3.5.1. Rules for drawing addresses

When drawing addresses, the following rules should be followed:

3.5.1.1

Don't duplicate addresses linked to the same item.

For example, there should not be two addresses named “1” that are linked to Iunost Square in Zelenograd.

3.5.1.2

Address points should be placed inside the building polygons (footprints) they correspond to.

However, some address points are exempt from this rule, such as:
  • — Address points corresponding to buildings not shown on the map (e.g. because they lack a satellite photo)
  • — Address points corresponding to an area rather than a specific building inside the area
Also see point 3.5.1.5.
3.5.1.3

An address point should be placed inside its building's footprint whenever possible.

Address points should not overlap with one another or other map points (such as organizations). Overlapping makes it difficult to display and edit map items. See also Section 2.5.1. Places: drawing techniques.

If an address point overlaps with an item of the “Places” category, the address point should be placed in the center of the building's footprint, while the item should be moved from the center.

3.5.1.4

If an address is not assigned to the entire building, but rather to each of its individual entrances (such as in Kaliningrad), then all address points should be located on the line that runs parallel to the longest side of the building:

3.5.1.5

If one address is linked to several buildings in an industrial zone, then place the address point at the main (administrative) building.

3.5.1.6

If one address is linked to several buildings connected by a passageway, then place the address point at the building where the main entrance is located:

3.5.1.7

If one address is linked to a building with separate wings, then place the address point at the main building.

3.5.1.8

If an address point corresponds to a building with a complex shape, the point should be placed on the part of the building that runs along the road (picture on the left). If there is no such part (or the object's shape is too complex), place the address point closer to the building's center (right picture).

3.5.1.9
If two or more addresses correspond to the same building:
3.5.1.9.1

If a building has two or more addresses, and its footprint has a shape of a square or rectangle, place the address points next to each other in the footprint's center:

3.5.1.9.2

If a building has two or more associated addresses which correspond to different streets and its footprint is made up of rectangles (e.g. it's T-, U-, or L-shaped), then the address points should be placed on the footprint's edges in a such a manner that each point is “closer” to its associated street.

3.5.1.10

If a building is demolished and erased from the map (see p. 3.1.1.3), the associated address point must also be removed.
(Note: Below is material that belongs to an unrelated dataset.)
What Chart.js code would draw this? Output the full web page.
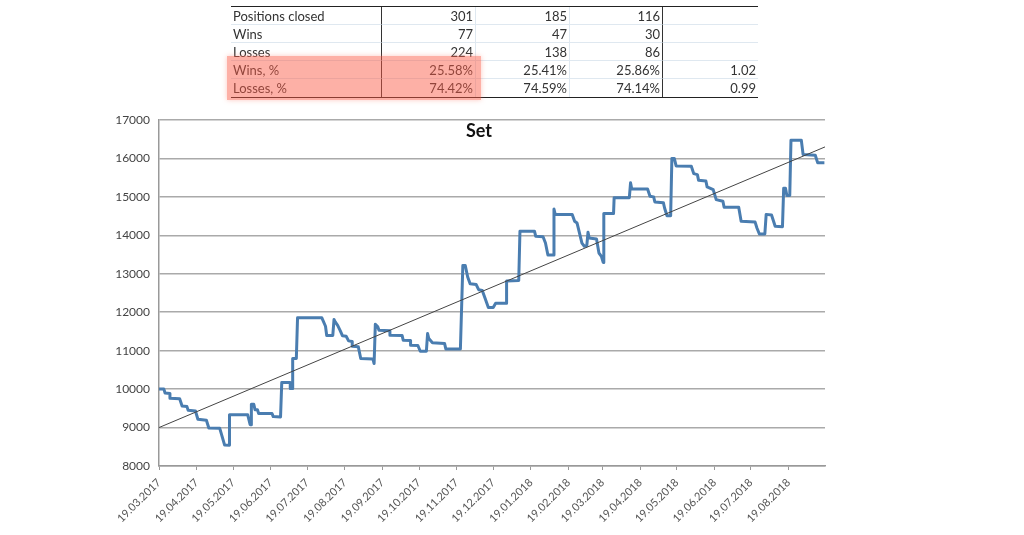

If an area is vacant after its buildings have been demolished but still retains its address according to official sources, then its address point must be kept as is. However, if the area itself becomes inaccessible after the subsequent redevelopment, then the access point should still be removed. See also point 3.5.1.12.

3.5.1.11

Don't mark addresses whose numbers are not known.

There should be no address points with the “no address attributes” attribute on the map.

3.5.1.12

You can put addresses that are assigned to an area (territory) on the map, even if there are no buildings there.

For example, this could apply to newly formed cottage settlements where no construction has yet taken place.

3.5.1.13

Addresses for garage co-operatives are only mapped if those addresses correspond to associated roads and administrative areas. Do not map addresses that are directly linked to garage co-operatives.

3.5.1.14

If an address doesn't have an official name but does have a local one, you can place an address point provided the address meets the following criteria:

  • the address isn't a copy of another official address linked to another building
  • the building linked to the address doesn't have an associated official address, or the official address is linked to another item (street, block, etc.);
  • the validity of the address can be confirmed by a sign located in the area, official documentation, or website of a company located at the address
  • the address is linked to an item that exists officially and can be put on the map
  • the address only includes numbers and letters of the language used in the area, as well as standard address information (sub-building, premises, etc.), which is added according to standard rules

    Note.

    Standards for specifying address details may differ based on the country. If you want to learn more about writing address details in Russia and ex-USSR countries, see section 4.1.4.1.1.

If both the local address and the official address are linked to the same item, then the local address must be set as a synonym for the existing official address.